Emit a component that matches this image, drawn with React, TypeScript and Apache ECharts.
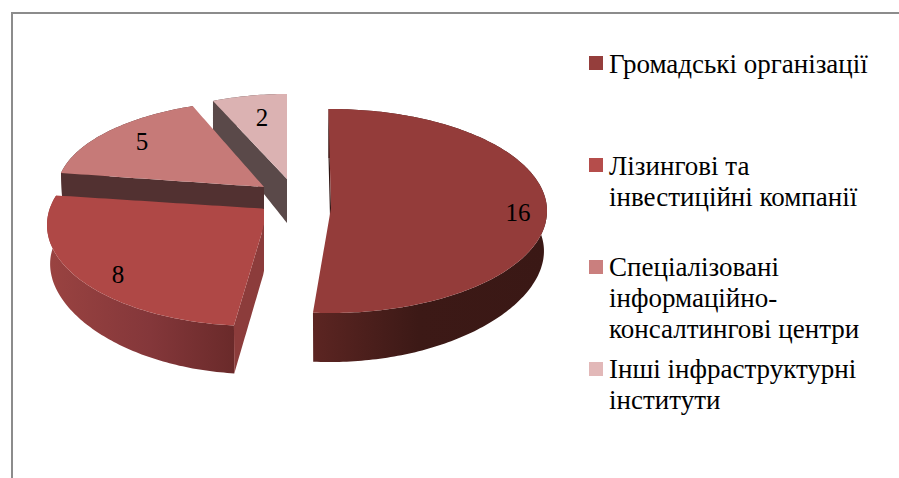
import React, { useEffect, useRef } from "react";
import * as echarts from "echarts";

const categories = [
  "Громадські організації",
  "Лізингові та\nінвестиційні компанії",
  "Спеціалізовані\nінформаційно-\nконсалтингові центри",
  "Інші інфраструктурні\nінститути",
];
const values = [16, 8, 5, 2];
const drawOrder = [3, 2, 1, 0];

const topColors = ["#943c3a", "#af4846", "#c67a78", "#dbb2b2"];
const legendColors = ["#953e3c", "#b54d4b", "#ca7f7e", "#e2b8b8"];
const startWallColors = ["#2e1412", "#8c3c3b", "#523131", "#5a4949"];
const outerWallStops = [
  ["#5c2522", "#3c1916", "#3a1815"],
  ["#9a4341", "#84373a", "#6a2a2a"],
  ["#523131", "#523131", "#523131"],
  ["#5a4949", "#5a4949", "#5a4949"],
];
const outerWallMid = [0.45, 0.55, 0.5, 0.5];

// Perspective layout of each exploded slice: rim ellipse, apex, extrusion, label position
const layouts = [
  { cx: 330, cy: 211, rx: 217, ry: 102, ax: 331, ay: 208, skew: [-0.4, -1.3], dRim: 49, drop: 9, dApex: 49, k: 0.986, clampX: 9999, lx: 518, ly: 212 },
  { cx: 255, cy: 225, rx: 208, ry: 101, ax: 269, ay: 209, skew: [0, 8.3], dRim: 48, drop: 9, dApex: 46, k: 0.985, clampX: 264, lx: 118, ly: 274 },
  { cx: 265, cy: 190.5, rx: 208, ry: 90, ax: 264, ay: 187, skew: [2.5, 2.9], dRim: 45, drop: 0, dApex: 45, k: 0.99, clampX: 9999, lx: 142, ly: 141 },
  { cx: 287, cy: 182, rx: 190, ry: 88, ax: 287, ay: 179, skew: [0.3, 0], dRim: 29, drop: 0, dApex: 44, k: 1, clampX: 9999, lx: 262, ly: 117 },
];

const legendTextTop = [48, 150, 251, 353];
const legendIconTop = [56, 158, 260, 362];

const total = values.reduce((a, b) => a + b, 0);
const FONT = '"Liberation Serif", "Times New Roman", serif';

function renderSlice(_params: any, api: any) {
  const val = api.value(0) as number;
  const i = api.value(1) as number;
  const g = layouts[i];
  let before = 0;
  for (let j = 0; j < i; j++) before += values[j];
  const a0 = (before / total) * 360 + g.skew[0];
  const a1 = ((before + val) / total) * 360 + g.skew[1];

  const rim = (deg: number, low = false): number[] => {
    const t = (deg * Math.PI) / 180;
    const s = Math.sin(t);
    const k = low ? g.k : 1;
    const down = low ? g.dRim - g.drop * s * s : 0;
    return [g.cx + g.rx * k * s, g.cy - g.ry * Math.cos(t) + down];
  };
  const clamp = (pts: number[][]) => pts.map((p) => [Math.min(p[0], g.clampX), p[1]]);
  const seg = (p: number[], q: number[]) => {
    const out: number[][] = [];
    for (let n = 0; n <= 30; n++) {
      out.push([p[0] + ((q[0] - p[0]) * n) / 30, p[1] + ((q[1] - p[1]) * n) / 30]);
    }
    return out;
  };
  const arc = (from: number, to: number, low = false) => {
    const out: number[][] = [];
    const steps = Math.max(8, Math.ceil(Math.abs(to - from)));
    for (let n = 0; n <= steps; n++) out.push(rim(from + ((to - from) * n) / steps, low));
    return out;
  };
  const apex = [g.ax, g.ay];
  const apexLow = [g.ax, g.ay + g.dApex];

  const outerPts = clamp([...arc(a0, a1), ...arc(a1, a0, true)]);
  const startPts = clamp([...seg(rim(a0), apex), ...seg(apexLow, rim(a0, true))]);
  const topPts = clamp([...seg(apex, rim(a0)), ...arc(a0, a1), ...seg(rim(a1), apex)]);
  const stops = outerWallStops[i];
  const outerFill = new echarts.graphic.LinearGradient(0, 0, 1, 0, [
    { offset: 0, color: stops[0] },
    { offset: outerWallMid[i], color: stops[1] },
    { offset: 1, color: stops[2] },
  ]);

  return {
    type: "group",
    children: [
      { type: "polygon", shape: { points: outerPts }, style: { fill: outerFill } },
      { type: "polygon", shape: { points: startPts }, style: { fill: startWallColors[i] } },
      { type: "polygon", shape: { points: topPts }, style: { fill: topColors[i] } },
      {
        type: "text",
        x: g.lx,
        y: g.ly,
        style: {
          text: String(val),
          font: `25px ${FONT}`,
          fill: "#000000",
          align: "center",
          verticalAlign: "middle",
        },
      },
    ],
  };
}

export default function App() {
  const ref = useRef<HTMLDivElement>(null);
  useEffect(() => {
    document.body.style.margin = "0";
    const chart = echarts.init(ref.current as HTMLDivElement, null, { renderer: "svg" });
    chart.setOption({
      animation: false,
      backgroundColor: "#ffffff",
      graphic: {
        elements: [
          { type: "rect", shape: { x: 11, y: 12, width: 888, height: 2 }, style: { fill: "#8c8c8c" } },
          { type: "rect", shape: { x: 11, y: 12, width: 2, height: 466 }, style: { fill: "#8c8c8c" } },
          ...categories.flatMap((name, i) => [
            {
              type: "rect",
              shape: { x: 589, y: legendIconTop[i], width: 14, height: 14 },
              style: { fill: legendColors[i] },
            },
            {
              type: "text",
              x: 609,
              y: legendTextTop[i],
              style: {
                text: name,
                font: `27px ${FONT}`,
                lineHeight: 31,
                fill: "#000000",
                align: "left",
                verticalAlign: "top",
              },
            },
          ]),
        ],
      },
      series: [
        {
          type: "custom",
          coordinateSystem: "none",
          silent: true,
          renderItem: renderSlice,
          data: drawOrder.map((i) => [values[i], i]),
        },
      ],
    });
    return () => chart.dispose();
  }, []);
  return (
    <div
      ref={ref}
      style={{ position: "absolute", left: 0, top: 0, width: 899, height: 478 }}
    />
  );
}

=-=-=-=-=

Written problem: From the top of the listing above, repeat each line exactly until you reach the line containing "const a1 = ((before", and repeat that one too. Leave the pictures out.

Answer to this problem:
Emit a component that matches this image, drawn with React, TypeScript and Apache ECharts.
import React, { useEffect, useRef } from "react";
import * as echarts from "echarts";

const categories = [
  "Громадські організації",
  "Лізингові та\nінвестиційні компанії",
  "Спеціалізовані\nінформаційно-\nконсалтингові центри",
  "Інші інфраструктурні\nінститути",
];
const values = [16, 8, 5, 2];
const drawOrder = [3, 2, 1, 0];

const topColors = ["#943c3a", "#af4846", "#c67a78", "#dbb2b2"];
const legendColors = ["#953e3c", "#b54d4b", "#ca7f7e", "#e2b8b8"];
const startWallColors = ["#2e1412", "#8c3c3b", "#523131", "#5a4949"];
const outerWallStops = [
  ["#5c2522", "#3c1916", "#3a1815"],
  ["#9a4341", "#84373a", "#6a2a2a"],
  ["#523131", "#523131", "#523131"],
  ["#5a4949", "#5a4949", "#5a4949"],
];
const outerWallMid = [0.45, 0.55, 0.5, 0.5];

// Perspective layout of each exploded slice: rim ellipse, apex, extrusion, label position
const layouts = [
  { cx: 330, cy: 211, rx: 217, ry: 102, ax: 331, ay: 208, skew: [-0.4, -1.3], dRim: 49, drop: 9, dApex: 49, k: 0.986, clampX: 9999, lx: 518, ly: 212 },
  { cx: 255, cy: 225, rx: 208, ry: 101, ax: 269, ay: 209, skew: [0, 8.3], dRim: 48, drop: 9, dApex: 46, k: 0.985, clampX: 264, lx: 118, ly: 274 },
  { cx: 265, cy: 190.5, rx: 208, ry: 90, ax: 264, ay: 187, skew: [2.5, 2.9], dRim: 45, drop: 0, dApex: 45, k: 0.99, clampX: 9999, lx: 142, ly: 141 },
  { cx: 287, cy: 182, rx: 190, ry: 88, ax: 287, ay: 179, skew: [0.3, 0], dRim: 29, drop: 0, dApex: 44, k: 1, clampX: 9999, lx: 262, ly: 117 },
];

const legendTextTop = [48, 150, 251, 353];
const legendIconTop = [56, 158, 260, 362];

const total = values.reduce((a, b) => a + b, 0);
const FONT = '"Liberation Serif", "Times New Roman", serif';

function renderSlice(_params: any, api: any) {
  const val = api.value(0) as number;
  const i = api.value(1) as number;
  const g = layouts[i];
  let before = 0;
  for (let j = 0; j < i; j++) before += values[j];
  const a0 = (before / total) * 360 + g.skew[0];
  const a1 = ((before + val) / total) * 360 + g.skew[1];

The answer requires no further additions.